The source code and the material of the documentation is available in milena/doc. List of doc’s subdirectories:

  • examples — All the source code of the documentation examples.
  • benchmark — Some benchmarks.
  • tools — Small tools used for generating documentation / building examples.
  • tutorial — Tutorial sources.
  • white_paper — White paper sources.
  • ref_guide — Reference guide sources.
  • figures — Reference figures for documentation generation.
  • outputs — Reference outputs for documentation examples.




Documentation

This tutorial is not the only documentation of Milena. Other documents are available:

  • White paper — A small document of few pages presenting the key features of the library. It intents to give a big picture of the library.
  • Quick tour — It aims at giving an overview of Milena’s possibilities. It does not only give the concepts but illustrate them with small sample codes.
  • Quick reference guide — Presents in details all the main functionalities of Milena. Hints and full examples are also provided. The sample codes are commented and each concept in the library is detailed. This is the reference document for any assembler and algorithm designer.
  • HTML user doc — The full documentation of the library. The full API is described in details. Each part of the library is classified by categories and the source code is directly accessible from the documentation. This is the reference document for any algorithm designer and/or provider of data structures.
  • Header files — Every object or algorithm is declared in a ’.hh’ file. The documentation is provided as comments in these file.




Community and Support

Even though Milena is currently developed by the LRDE in EPITA, we are open for new contributors.

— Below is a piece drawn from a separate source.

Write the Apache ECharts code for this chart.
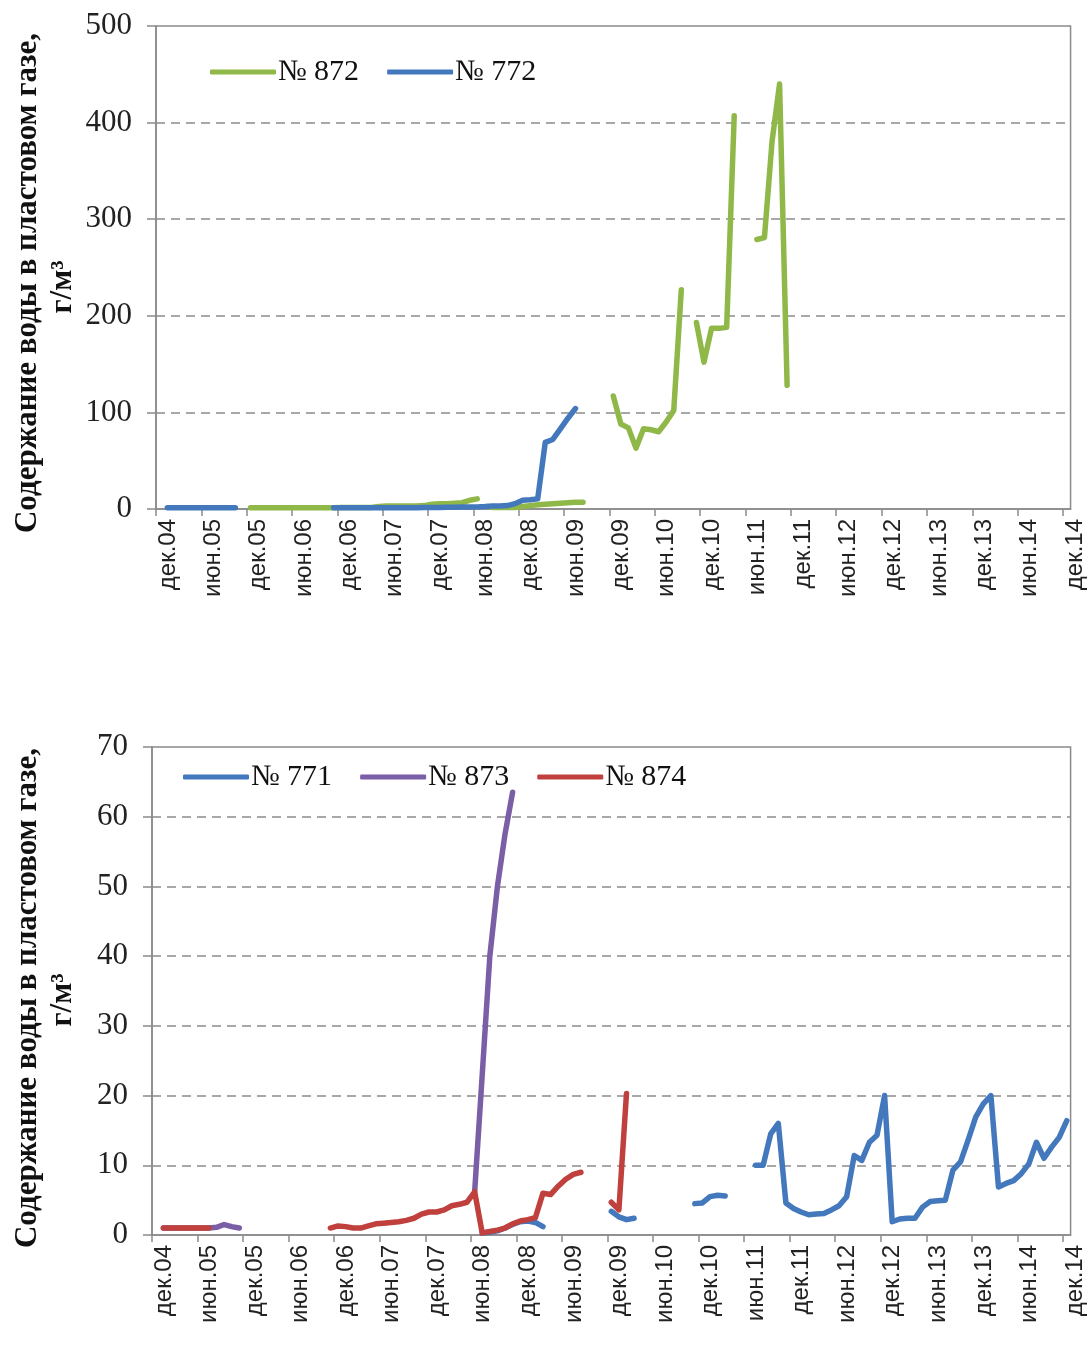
<!DOCTYPE html>
<html>
<head>
<meta charset="utf-8">
<title>Содержание воды в пластовом газе</title>
<script src="https://cdn.jsdelivr.net/npm/echarts@6/dist/echarts.min.js"></script>
<style>
  html, body { margin: 0; padding: 0; background: #ffffff; }
  #chart { width: 1087px; height: 1351px; }
</style>
</head>
<body>
<div id="chart"></div>
<script>
// Month index 0 = дек.04 ... 120 = дек.14; ticks every six months.
const tickLabels = ['дек.04', 'июн.05', 'дек.05', 'июн.06', 'дек.06', 'июн.07', 'дек.07',
  'июн.08', 'дек.08', 'июн.09', 'дек.09', 'июн.10', 'дек.10', 'июн.11', 'дек.11',
  'июн.12', 'дек.12', 'июн.13', 'дек.13', 'июн.14', 'дек.14'];

const _ = null;
const EMPTY_YEAR = [_, _, _, _, _, _, _, _, _, _, _, _];

// Upper panel, g/m3 — one row per year (дек..ноя), last row = дек.14
const well872 = [].concat(
  EMPTY_YEAR,
  [1.2, 1.2, 1.2, 1.2, 1.2, 1.2, 1.2, 1.2, 1.2, 1.2, 1.2, 1.2],
  [1.5, 1.5, 1.5, 1.5, 1.5, 2.5, 3, 3, 3, 3, 3, 3.5],
  [5, 5.5, 5.5, 6, 6.5, 9, 10.5, _, 1.5, 1.5, 1.5, 1.5],
  [2.5, 3.5, 4.5, 5, 5.5, 6, 6.5, 7, 7, _, _, _],
  [117, 88, 84, 63, 83, 82, 80, 90, 102, 227, _, 193],
  [152, 187, 187, 188, 407, _, _, 279, 281, 380, 440, 128],
  EMPTY_YEAR, EMPTY_YEAR, EMPTY_YEAR,
  [_]
);
const well772 = [].concat(
  [_, 1.2, 1.2, 1.2, 1.2, 1.2, 1.2, 1.2, 1.2, 1.2, 1.2, _],
  [_, _, _, _, _, _, _, _, _, _, _, 1.2],
  [1.2, 1.2, 1.2, 1.2, 1.2, 1.2, 1.2, 1.3, 1.3, 1.3, 1.3, 1.5],
  [1.5, 1.6, 1.8, 1.9, 2.0, 2.0, 2.2, 2.5, 3.0, 3.0, 3.5, 5.5],
  [9.0, 9.5, 10.5, 69, 72, 83, 94, 104, _, _, _, _],
  EMPTY_YEAR, EMPTY_YEAR, EMPTY_YEAR, EMPTY_YEAR, EMPTY_YEAR,
  [_]
);

// Lower panel, g/m3
const well771 = [].concat(
  EMPTY_YEAR, EMPTY_YEAR, EMPTY_YEAR,
  [_, _, _, _, _, _, _, 0.3, 0.4, 0.6, 1.0, 1.5],
  [1.9, 2.0, 1.8, 1.2, _, _, _, _, _, _, _, _],
  [3.4, 2.6, 2.2, 2.4, _, _, _, _, _, _, _, 4.5],
  [4.6, 5.5, 5.7, 5.6, _, _, _, 10.0, 10.0, 14.5, 16.0, 4.6],
  [3.8, 3.3, 2.9, 3.0, 3.1, 3.6, 4.2, 5.5, 11.4, 10.7, 13.3, 14.3],
  [20.0, 1.9, 2.3, 2.4, 2.4, 4.0, 4.8, 4.9, 5.0, 9.3, 10.5, 13.6],
  [16.9, 18.8, 20.0, 6.9, 7.4, 7.8, 8.8, 10.2, 13.3, 11.0, 12.6, 14.0],
  [16.4]
);
const well873 = [].concat(
  [_, 1.0, 1.0, 1.0, 1.0, 1.0, 1.0, 1.0, 1.1, 1.5, 1.2, 1.0],
  EMPTY_YEAR, EMPTY_YEAR,
  [_, _, _, _, _, _, 6.2, 23, 40, 50, 57.5, 63.5],
  EMPTY_YEAR, EMPTY_YEAR, EMPTY_YEAR, EMPTY_YEAR, EMPTY_YEAR, EMPTY_YEAR,
  [_]
);
const well874 = [].concat(
  [_, 1.0, 1.0, 1.0, 1.0, 1.0, 1.0, 1.0, _, _, _, _],
  [_, _, _, _, _, _, _, _, _, _, _, 1.0],
  [1.3, 1.2, 1.0, 1.0, 1.3, 1.6, 1.7, 1.8, 1.9, 2.1, 2.4, 3.0],
  [3.3, 3.3, 3.6, 4.2, 4.4, 4.7, 6.2, 0.3, 0.5, 0.7, 1.0, 1.6],
  [2.0, 2.2, 2.5, 6.0, 5.8, 7.0, 8.0, 8.7, 9.0, _, _, _],
  [4.7, 3.6, 20.3, _, _, _, _, _, _, _, _, _],
  EMPTY_YEAR, EMPTY_YEAR, EMPTY_YEAR, EMPTY_YEAR,
  [_]
);

const yTitle = 'Содержание воды в пластовом газе,';
const yUnit = 'г/м\u00B3';

// readings are taken mid-month
function toPoints(values) {
  return values.map((v, i) => [i + 0.5, v == null ? '-' : v]);
}

const tickValues = tickLabels.map((_, i) => i * 6);
const SERIF = '"Liberation Serif", "Times New Roman", serif';
const SANS = '"Liberation Sans", Arial, sans-serif';
const AXIS_GRAY = '#8a8a8a';

function xAxisFor(gridIndex) {
  return {
    type: 'value', gridIndex: gridIndex, min: 0, max: 121, interval: 6,
    axisLine: { show: true, onZero: false, lineStyle: { color: AXIS_GRAY, width: 1.5 } },
    axisTick: { show: true, length: 7, customValues: tickValues, lineStyle: { color: AXIS_GRAY, width: 1.5 } },
    axisLabel: {
      customValues: tickValues, rotate: 90, margin: 10,
      verticalAlign: 'top',
      fontFamily: SANS, fontSize: 24, color: '#222',
      formatter: v => tickLabels[Math.round(v / 6)] || ''
    },
    splitLine: { show: false }
  };
}
function yAxisFor(gridIndex, max, interval) {
  return {
    type: 'value', gridIndex: gridIndex, min: 0, max: max, interval: interval,
    axisLine: { show: true, lineStyle: { color: AXIS_GRAY, width: 1.5 } },
    axisTick: { show: true, length: 9, lineStyle: { color: AXIS_GRAY, width: 1.5 } },
    axisLabel: { margin: 24, fontFamily: SERIF, fontSize: 31, color: '#222' },
    splitLine: {
      show: true, showMinLine: false, showMaxLine: false,
      lineStyle: { color: '#8c8c8c', type: [9, 6], width: 1.5 }
    }
  };
}
function lineSeries(name, values, color, axisIndex) {
  return {
    name: name, type: 'line', xAxisIndex: axisIndex, yAxisIndex: axisIndex,
    data: toPoints(values), showSymbol: false, symbol: 'none', connectNulls: false,
    lineStyle: { color: color, width: 5.5, cap: 'round', join: 'round' },
    itemStyle: { color: color }, animation: false, silent: true
  };
}
function legendFor(names, left, top) {
  return {
    data: names, left: left, top: top, orient: 'horizontal',
    icon: 'roundRect', itemWidth: 66, itemHeight: 5, itemGap: 28,
    textStyle: { fontFamily: SERIF, fontSize: 30, color: '#111', padding: [0, 0, 0, -3] },
    selectedMode: false
  };
}
function titleText(text, x, y) {
  return {
    type: 'text', x: x, y: y, rotation: Math.PI / 2,
    style: {
      text: text, font: 'bold 31px ' + SERIF, fill: '#111',
      align: 'center', verticalAlign: 'middle'
    }
  };
}

const chart = echarts.init(document.getElementById('chart'), null, { renderer: 'canvas' });
chart.setOption({
  backgroundColor: '#ffffff',
  animation: false,
  grid: [
    { left: 156, top: 26, width: 918, height: 483, show: true, borderColor: AXIS_GRAY, borderWidth: 1.5, containLabel: false },
    { left: 152, top: 747, width: 921, height: 488, show: true, borderColor: AXIS_GRAY, borderWidth: 1.5, containLabel: false }
  ],
  xAxis: [xAxisFor(0), xAxisFor(1)],
  yAxis: [yAxisFor(0, 500, 100), yAxisFor(1, 70, 10)],
  legend: [
    legendFor(['№ 872', '№ 772'], 205, 52),
    legendFor(['№ 771', '№ 873', '№ 874'], 178, 757)
  ],
  series: [
    lineSeries('№ 872', well872, '#8fb849', 0),
    lineSeries('№ 772', well772, '#4478bd', 0),
    lineSeries('№ 771', well771, '#4478bd', 1),
    lineSeries('№ 873', well873, '#7b5fa6', 1),
    lineSeries('№ 874', well874, '#c0403d', 1)
  ],
  graphic: [
    titleText(yTitle, 28, 283),
    titleText(yUnit, 63, 287),
    titleText(yTitle, 28, 998),
    titleText(yUnit, 63, 1000)
  ]
});
</script>
</body>
</html>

  • If you are a user, please send us feedback about the library. Did you find what you wanted? Do you miss something?
  • Please report bugs and defects in the API. Mailing lists are the best way for reporting that (section Join the mailing lists ).
  • Developers, if you write cool open source programs or algorithms with Milena, send them to us. We may ship your code with Olena and/or add it to our download page.
  • Educators, if you use Olena for your courses and you are ready to share your materials, you can send it to us through our mailing-lists.
  • We are also interested in partnership or commercial use of Milena. If you are interested, contact us directly ( Contacts ).




Project status

If you want to stay tuned to Milena’s development, the best way is probably the mailing-lists (section Join the mailing lists ).

There are other ways to get to know what is the status of the project.




A brief history of Milena

The Olena project aims at building a scientific computation platform oriented towards image processing, image recognition, and artificial vision. This environment is composed of a high performance generic library (Milena), a set of tools for shell scripts, together with, in the more distant future, an interpreter (a la Octave, MatLab etc.) and a visual programming environment.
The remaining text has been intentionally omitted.